Stated task:
Only the lines from the start of the data through the one containing "Sans Mono', 'Liberation" belong in your answer; return them exactly.

-----

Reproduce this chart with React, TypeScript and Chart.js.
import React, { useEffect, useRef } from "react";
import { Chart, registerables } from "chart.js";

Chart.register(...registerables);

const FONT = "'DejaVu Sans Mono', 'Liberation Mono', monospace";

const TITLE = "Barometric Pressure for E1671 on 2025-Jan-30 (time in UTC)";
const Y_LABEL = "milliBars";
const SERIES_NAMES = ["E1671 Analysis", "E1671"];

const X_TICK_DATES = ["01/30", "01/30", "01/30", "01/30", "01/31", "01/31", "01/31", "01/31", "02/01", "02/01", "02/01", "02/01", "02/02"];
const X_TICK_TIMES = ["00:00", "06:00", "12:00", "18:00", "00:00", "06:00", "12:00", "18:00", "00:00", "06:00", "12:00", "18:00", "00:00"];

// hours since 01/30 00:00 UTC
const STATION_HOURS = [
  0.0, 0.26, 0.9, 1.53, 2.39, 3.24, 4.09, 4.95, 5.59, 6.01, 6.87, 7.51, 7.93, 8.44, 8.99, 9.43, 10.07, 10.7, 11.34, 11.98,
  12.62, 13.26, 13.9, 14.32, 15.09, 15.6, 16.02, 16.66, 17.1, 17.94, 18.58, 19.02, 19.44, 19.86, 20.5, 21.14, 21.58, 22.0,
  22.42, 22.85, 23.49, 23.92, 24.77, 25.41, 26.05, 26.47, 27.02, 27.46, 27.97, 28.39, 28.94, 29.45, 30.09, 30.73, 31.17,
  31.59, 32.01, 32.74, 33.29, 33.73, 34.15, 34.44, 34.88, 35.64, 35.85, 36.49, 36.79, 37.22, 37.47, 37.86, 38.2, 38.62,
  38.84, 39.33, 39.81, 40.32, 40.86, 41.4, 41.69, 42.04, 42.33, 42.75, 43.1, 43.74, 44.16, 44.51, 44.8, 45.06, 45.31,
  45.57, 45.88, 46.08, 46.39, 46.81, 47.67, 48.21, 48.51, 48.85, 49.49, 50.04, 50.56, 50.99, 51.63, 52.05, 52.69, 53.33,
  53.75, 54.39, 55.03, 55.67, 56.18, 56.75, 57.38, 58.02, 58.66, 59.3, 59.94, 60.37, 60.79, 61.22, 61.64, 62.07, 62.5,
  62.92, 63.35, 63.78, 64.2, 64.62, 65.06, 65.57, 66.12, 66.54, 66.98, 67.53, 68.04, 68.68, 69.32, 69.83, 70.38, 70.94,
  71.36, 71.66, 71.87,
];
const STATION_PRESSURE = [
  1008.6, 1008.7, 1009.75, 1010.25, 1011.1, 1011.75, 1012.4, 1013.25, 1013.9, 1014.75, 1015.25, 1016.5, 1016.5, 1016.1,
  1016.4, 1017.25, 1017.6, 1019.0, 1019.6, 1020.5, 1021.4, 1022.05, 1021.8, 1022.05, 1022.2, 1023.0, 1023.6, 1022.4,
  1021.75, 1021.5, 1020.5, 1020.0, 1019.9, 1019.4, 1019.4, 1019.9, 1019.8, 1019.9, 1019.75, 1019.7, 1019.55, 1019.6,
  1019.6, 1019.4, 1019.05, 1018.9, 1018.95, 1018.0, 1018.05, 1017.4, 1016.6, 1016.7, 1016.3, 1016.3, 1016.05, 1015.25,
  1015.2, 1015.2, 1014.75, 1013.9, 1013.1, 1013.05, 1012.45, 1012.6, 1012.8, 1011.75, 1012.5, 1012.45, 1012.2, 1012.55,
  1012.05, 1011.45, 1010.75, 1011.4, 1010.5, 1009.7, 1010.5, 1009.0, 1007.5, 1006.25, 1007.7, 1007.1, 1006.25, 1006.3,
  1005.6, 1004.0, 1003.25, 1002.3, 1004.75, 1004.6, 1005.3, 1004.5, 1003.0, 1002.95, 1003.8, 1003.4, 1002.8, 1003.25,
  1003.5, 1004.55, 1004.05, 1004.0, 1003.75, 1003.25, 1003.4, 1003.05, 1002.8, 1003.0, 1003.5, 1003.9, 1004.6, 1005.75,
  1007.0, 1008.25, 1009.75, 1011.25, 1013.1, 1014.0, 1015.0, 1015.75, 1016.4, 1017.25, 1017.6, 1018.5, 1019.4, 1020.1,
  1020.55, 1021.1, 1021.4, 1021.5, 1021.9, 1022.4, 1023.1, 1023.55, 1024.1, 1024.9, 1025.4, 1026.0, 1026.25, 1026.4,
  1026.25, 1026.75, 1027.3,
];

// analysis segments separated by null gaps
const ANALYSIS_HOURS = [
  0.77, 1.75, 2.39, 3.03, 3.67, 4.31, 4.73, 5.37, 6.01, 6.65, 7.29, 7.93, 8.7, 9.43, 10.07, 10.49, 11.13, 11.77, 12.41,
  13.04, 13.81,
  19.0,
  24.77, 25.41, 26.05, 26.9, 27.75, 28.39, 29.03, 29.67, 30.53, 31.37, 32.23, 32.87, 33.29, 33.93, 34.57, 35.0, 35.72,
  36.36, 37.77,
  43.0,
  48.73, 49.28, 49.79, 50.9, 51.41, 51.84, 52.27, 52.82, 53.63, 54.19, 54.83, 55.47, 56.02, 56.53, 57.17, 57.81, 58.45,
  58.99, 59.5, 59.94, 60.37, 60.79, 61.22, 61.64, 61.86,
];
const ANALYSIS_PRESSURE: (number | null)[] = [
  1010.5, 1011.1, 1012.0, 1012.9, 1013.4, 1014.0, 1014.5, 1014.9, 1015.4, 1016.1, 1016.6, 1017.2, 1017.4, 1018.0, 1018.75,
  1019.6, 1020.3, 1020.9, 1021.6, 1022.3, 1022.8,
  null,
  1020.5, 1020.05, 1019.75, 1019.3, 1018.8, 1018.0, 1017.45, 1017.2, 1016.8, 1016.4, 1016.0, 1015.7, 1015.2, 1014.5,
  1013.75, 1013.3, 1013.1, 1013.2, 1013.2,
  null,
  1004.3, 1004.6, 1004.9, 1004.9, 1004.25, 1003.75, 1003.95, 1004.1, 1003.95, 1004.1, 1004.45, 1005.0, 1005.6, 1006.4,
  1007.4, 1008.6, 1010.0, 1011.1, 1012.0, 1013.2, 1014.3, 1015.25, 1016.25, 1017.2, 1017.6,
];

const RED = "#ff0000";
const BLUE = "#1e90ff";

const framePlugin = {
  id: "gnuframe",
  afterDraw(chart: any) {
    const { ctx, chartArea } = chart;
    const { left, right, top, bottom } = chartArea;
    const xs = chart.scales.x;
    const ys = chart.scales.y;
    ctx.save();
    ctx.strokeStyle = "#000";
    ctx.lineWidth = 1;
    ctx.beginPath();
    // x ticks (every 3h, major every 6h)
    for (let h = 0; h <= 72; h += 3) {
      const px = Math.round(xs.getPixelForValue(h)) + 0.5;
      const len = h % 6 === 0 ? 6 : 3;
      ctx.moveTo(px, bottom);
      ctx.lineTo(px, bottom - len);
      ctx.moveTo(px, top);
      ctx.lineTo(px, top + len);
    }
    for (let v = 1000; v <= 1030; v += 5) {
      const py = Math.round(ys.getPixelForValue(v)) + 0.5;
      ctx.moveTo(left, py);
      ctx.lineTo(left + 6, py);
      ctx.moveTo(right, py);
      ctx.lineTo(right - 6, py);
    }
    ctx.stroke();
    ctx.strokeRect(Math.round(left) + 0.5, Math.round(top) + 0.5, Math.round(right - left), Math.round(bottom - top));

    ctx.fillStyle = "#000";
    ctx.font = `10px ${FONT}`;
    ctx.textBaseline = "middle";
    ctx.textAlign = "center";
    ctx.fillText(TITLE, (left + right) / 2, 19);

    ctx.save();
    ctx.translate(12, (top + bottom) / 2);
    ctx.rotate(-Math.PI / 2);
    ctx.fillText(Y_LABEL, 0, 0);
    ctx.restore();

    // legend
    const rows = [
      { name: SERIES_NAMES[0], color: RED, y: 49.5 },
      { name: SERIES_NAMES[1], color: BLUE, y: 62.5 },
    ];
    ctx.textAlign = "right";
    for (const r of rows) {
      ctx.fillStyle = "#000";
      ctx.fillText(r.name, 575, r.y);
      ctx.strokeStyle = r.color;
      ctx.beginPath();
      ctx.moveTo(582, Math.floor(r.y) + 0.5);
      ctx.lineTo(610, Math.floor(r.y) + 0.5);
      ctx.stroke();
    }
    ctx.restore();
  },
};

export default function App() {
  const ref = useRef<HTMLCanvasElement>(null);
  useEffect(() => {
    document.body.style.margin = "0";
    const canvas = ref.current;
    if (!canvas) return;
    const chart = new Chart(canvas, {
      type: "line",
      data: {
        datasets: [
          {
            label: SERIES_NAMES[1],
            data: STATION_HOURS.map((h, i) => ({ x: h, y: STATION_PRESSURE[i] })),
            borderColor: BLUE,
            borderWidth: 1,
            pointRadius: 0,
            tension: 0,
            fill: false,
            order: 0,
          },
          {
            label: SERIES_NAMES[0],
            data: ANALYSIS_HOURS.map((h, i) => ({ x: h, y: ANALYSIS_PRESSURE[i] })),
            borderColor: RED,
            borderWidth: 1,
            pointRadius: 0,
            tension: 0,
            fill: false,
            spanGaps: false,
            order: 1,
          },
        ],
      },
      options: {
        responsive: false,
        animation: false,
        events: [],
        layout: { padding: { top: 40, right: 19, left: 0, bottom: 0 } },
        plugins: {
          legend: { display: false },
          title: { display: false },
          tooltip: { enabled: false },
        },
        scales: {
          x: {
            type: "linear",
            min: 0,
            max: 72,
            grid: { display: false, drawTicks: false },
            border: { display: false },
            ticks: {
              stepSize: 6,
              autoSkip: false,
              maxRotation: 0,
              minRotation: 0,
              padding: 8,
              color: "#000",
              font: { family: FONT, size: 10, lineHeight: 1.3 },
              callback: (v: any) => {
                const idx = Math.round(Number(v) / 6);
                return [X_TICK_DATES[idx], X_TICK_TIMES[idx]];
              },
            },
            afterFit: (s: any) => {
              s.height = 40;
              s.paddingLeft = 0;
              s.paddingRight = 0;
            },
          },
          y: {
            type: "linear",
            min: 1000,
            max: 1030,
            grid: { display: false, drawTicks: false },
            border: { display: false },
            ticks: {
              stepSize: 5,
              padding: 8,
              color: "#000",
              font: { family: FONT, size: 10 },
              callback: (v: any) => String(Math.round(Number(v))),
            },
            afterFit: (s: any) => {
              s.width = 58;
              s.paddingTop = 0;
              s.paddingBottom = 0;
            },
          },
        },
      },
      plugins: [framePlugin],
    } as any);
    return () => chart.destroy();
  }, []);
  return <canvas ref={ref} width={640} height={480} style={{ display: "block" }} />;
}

-----

Exercise response:
Reproduce this chart with React, TypeScript and Chart.js.
import React, { useEffect, useRef } from "react";
import { Chart, registerables } from "chart.js";

Chart.register(...registerables);

const FONT = "'DejaVu Sans Mono', 'Liberation Mono', monospace";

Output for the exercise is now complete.